Weddle: Le'Veon Bell, Earl Thomas Aren't The Bad Guys

Eric Weddle explained why fans and analysts are wrong to criticize players who hold out

Zach Gelb
October 08, 2018 - 11:23 am

USA Today Images


Many NFL fans seem to not understand why Earl Thomas held out – or why Le’Veon Bell still is.

Well, Eric Weddle understands. He understands from experience.

“Everyone wants to look at these situations (like) the player is always the bad guy, and it’s disappointing for me to hear that,” the five-time Pro Bowl safety said on The Zach Gelb Show. “How many times every year – hundreds of guys get cut before their contract is up. So when a guy is playing at such a high level like those guys are and want to get an extension – look, Earl just wanted an extension. I don’t know the numbers. I don’t know anything about that. But he just wanted to retire a Seahawk – like me wanting to retire a Charger.”

Weddle played for the Chargers from 2007-15, leading the team in tackles five times in nine seasons. In his final year in San Diego, however, the Chargers made it clear that they had no interest in bringing him back.

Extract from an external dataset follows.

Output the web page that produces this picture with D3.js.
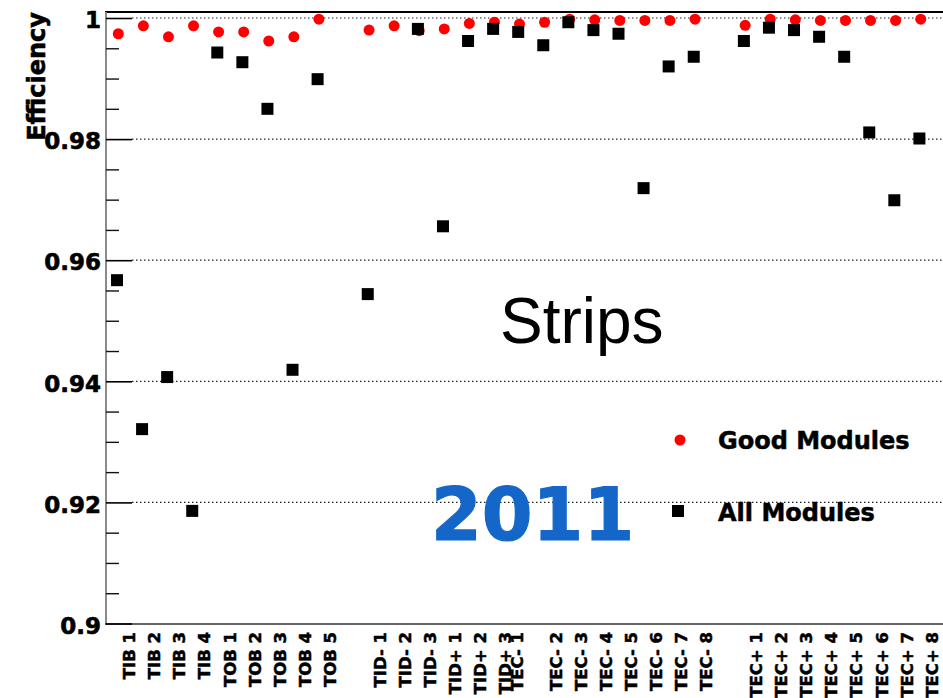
<!DOCTYPE html>
<html>
<head>
<meta charset="utf-8">
<script src="https://cdn.jsdelivr.net/npm/d3@7"></script>
<style>
  html, body { margin: 0; padding: 0; background: #fff; }
  svg { display: block; }
</style>
</head>
<body>
<svg id="chart" width="943" height="698"></svg>
<script>
// Bin labels (null marks an empty separator bin)
const categories = [
  "TIB 1", "TIB 2", "TIB 3", "TIB 4",
  "TOB 1", "TOB 2", "TOB 3", "TOB 4", "TOB 5",
  null,
  "TID- 1", "TID- 2", "TID- 3", "TID+ 1", "TID+ 2", "TID+ 3",
  "TEC- 1", "TEC- 2", "TEC- 3", "TEC- 4", "TEC- 5", "TEC- 6", "TEC- 7", "TEC- 8",
  null,
  "TEC+ 1", "TEC+ 2", "TEC+ 3", "TEC+ 4", "TEC+ 5", "TEC+ 6", "TEC+ 7", "TEC+ 8"
];

// Where each bin label sits along the axis (bin units); TEC- 1 is drawn shifted left
const labelSlots = [
  0, 1, 2, 3,
  4, 5, 6, 7, 8,
  null,
  10, 11, 12, 13, 14, 15,
  15.45, 17, 18, 19, 20, 21, 22, 23,
  null,
  25, 26, 27, 28, 29, 30, 31, 32
];

// Hit efficiency per layer, good modules only
const goodModules = [
  0.9974, 0.9987, 0.9969, 0.9987,
  0.9977, 0.9977, 0.9962, 0.9969, 0.9998,
  null,
  0.9980, 0.9987, 0.9979, 0.9982, 0.9991, 0.9993,
  0.9990, 0.9993, 0.9998, 0.9997, 0.9996, 0.9996, 0.9996, 0.9998,
  null,
  0.9988, 0.9998, 0.9997, 0.9996, 0.9996, 0.9996, 0.9996, 0.9998
];

// Hit efficiency per layer, all modules
const allModules = [
  0.9567, 0.9321, 0.9407, 0.9186,
  0.9943, 0.9927, 0.9850, 0.9419, 0.9899,
  null,
  0.9544, null, 0.9982, 0.9656, 0.9962, 0.9982,
  0.9977, 0.9955, 0.9993, 0.9980, 0.9974, 0.9719, 0.9920, 0.9936,
  null,
  0.9962, 0.9984, 0.9980, 0.9969, 0.9936, 0.9811, 0.9699, 0.9801
];

const yMajorTicks = [0.9, 0.92, 0.94, 0.96, 0.98, 1.0];
const yTickLabels = ["0.9", "0.92", "0.94", "0.96", "0.98", "1"];
const yMinorTicks = d3.range(0, 21).map(i => +(0.9 + i * 0.005).toFixed(3))
  .filter(v => !yMajorTicks.some(m => Math.abs(m - v) < 1e-9));

const seriesNames = ["Good Modules", "All Modules"];

const svg = d3.select("#chart");
const W = 943, H = 698;
const plotLeft = 106, plotRight = W, plotTop = 12, plotBottom = 623.5;

const x = d3.scaleLinear().domain([0, 32]).range([118.3, 920.7]);
const y = d3.scaleLinear().domain([0.9, 1.0]).range([plotBottom, 18]);

const boldFont = "'DejaVu Sans', Verdana, sans-serif";

// Heavier bold text: fill plus a thin matching outline
function heavy(sel, w) {
  return sel.attr("font-family", boldFont)
    .attr("font-weight", "bold")
    .attr("fill", "#000")
    .attr("stroke", "#000")
    .attr("stroke-width", w)
    .attr("stroke-linejoin", "round");
}

// Soft edge for round markers
const defs = svg.append("defs");
defs.append("filter").attr("id", "soft")
  .attr("x", "-50%").attr("y", "-50%").attr("width", "200%").attr("height", "200%")
  .append("feGaussianBlur").attr("stdDeviation", 0.75);

// Dotted gridlines at major ticks
svg.append("g").selectAll("line")
  .data(yMajorTicks.filter(v => v > 0.9))
  .join("line")
  .attr("x1", plotLeft + 26).attr("x2", plotRight)
  .attr("y1", d => y(d)).attr("y2", d => y(d))
  .attr("stroke", "#222").attr("stroke-width", 1.2)
  .attr("stroke-dasharray", "1.5,2.5");

// Frame: top line, left axis, bottom axis
svg.append("line").attr("x1", plotLeft - 1).attr("x2", plotRight)
  .attr("y1", plotTop).attr("y2", plotTop)
  .attr("stroke", "#000").attr("stroke-width", 2.2);
svg.append("line").attr("x1", plotLeft).attr("x2", plotLeft)
  .attr("y1", plotTop).attr("y2", plotBottom + 1)
  .attr("stroke", "#8a8a8a").attr("stroke-width", 2);
svg.append("line").attr("x1", plotLeft - 1).attr("x2", plotRight)
  .attr("y1", plotBottom + 0.5).attr("y2", plotBottom + 0.5)
  .attr("stroke", "#333").attr("stroke-width", 1.6);

// Y axis ticks
const yAxisMajor = d3.axisRight(y).tickValues(yMajorTicks).tickSize(26).tickFormat("");
const gMaj = svg.append("g").attr("transform", `translate(${plotLeft},0)`).call(yAxisMajor);
gMaj.select(".domain").remove();
gMaj.selectAll("line").attr("stroke", "#000").attr("stroke-width", 1.6);

const yAxisMinor = d3.axisRight(y).tickValues(yMinorTicks).tickSize(13).tickFormat("");
const gMin = svg.append("g").attr("transform", `translate(${plotLeft},0)`).call(yAxisMinor);
gMin.select(".domain").remove();
gMin.selectAll("line").attr("stroke", "#111").attr("stroke-width", 1.4);

// Y tick labels
svg.append("g").selectAll("text")
  .data(yMajorTicks)
  .join("text")
  .attr("x", plotLeft - 5)
  .attr("y", d => y(d) + 2)
  .attr("dy", "0.36em")
  .attr("text-anchor", "end")
  .attr("font-size", 23)
  .call(heavy, 0.6)
  .text((d, i) => yTickLabels[i]);

// Y axis title
svg.append("text")
  .attr("transform", "translate(45,12) rotate(-90)")
  .attr("text-anchor", "end")
  .attr("font-size", 24)
  .call(heavy, 0.6)
  .text("Efficiency");

// X bin labels, vertical
const labelData = categories.map((c, i) => ({ c, slot: labelSlots[i] })).filter(d => d.c);
svg.append("g").selectAll("text")
  .data(labelData)
  .join("text")
  .attr("transform", d => `translate(${x(d.slot) + 11},632) rotate(-90)`)
  .attr("dy", "0.36em")
  .attr("text-anchor", "end")
  .attr("font-size", 16.5)
  .call(heavy, 0.5)
  .text(d => d.c);

// Good modules: red circles
const goodPts = goodModules.map((v, i) => ({ i, v })).filter(d => d.v != null);
svg.append("g").attr("filter", "url(#soft)").selectAll("circle")
  .data(goodPts)
  .join("circle")
  .attr("cx", d => x(d.i))
  .attr("cy", d => y(d.v))
  .attr("r", 5.5)
  .attr("fill", "#ff0000");

// All modules: black squares
const sq = 12;
const allPts = allModules.map((v, i) => ({ i, v })).filter(d => d.v != null);
svg.append("g").selectAll("rect")
  .data(allPts)
  .join("rect")
  .attr("x", d => x(d.i) - 1.3 - sq / 2)
  .attr("y", d => y(d.v) - sq / 2)
  .attr("width", sq).attr("height", sq)
  .attr("fill", "#000");

// Annotations
svg.append("text")
  .attr("x", 500).attr("y", 343)
  .attr("font-family", "'Liberation Sans', Arial, sans-serif")
  .attr("font-size", 64)
  .attr("fill", "#000")
  .text("Strips");

svg.append("text")
  .attr("x", 431).attr("y", 540)
  .attr("font-family", boldFont)
  .attr("font-weight", "bold")
  .attr("font-size", 73)
  .attr("fill", "#1467c9")
  .attr("stroke", "#1467c9")
  .attr("stroke-width", 1.2)
  .text("2011");

// Legend
const legend = svg.append("g");
legend.append("circle").attr("cx", 680).attr("cy", 440).attr("r", 5.5)
  .attr("fill", "#ff0000").attr("filter", "url(#soft)");
legend.append("rect").attr("x", 678 - sq / 2).attr("y", 511 - sq / 2)
  .attr("width", sq).attr("height", sq).attr("fill", "#000");
legend.selectAll("text.lbl")
  .data(seriesNames)
  .join("text")
  .attr("class", "lbl")
  .attr("x", 718)
  .attr("y", (d, i) => i === 0 ? 449 : 521)
  .attr("font-size", 24)
  .call(heavy, 0.5)
  .text(d => d);
</script>
</body>
</html>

“When you don’t feel that they want that and they just want to use you and get you out of there, how are you supposed to go to work every day?” Weddle asked. “How are you supposed to go into that building knowing that they don’t want you around? They just want to use you and move on.”

It seems the same could be said for the Seahawks and Steelers, who elected not to sign Thomas and Bell to long-term deals. Thomas broke his leg in Week 4, and Bell continues to hold out.

“I feel bad for those guys, man,” said Weddle, who signed a four-year deal with the Ravens in 2016. “I feel bad for Earl, the situation he was put in. Looking back at my situation, I wish I would have asked for a trade or just not come until the end of the season – because it was miserable every day. I’m sure it was miserable for him and he’ll come out and say those things. It’s just hard on those players. They give everything for the team, the team, the team – and then it comes down to it, and you don’t feel the same acknowledgment back from the organization. 

“So it’s tough, man,” Weddle continued. “It’s tough as players. But you live, you learn, you move on. Hopefully those guys will get on their feet and end up in a spot where they’re appreciated.”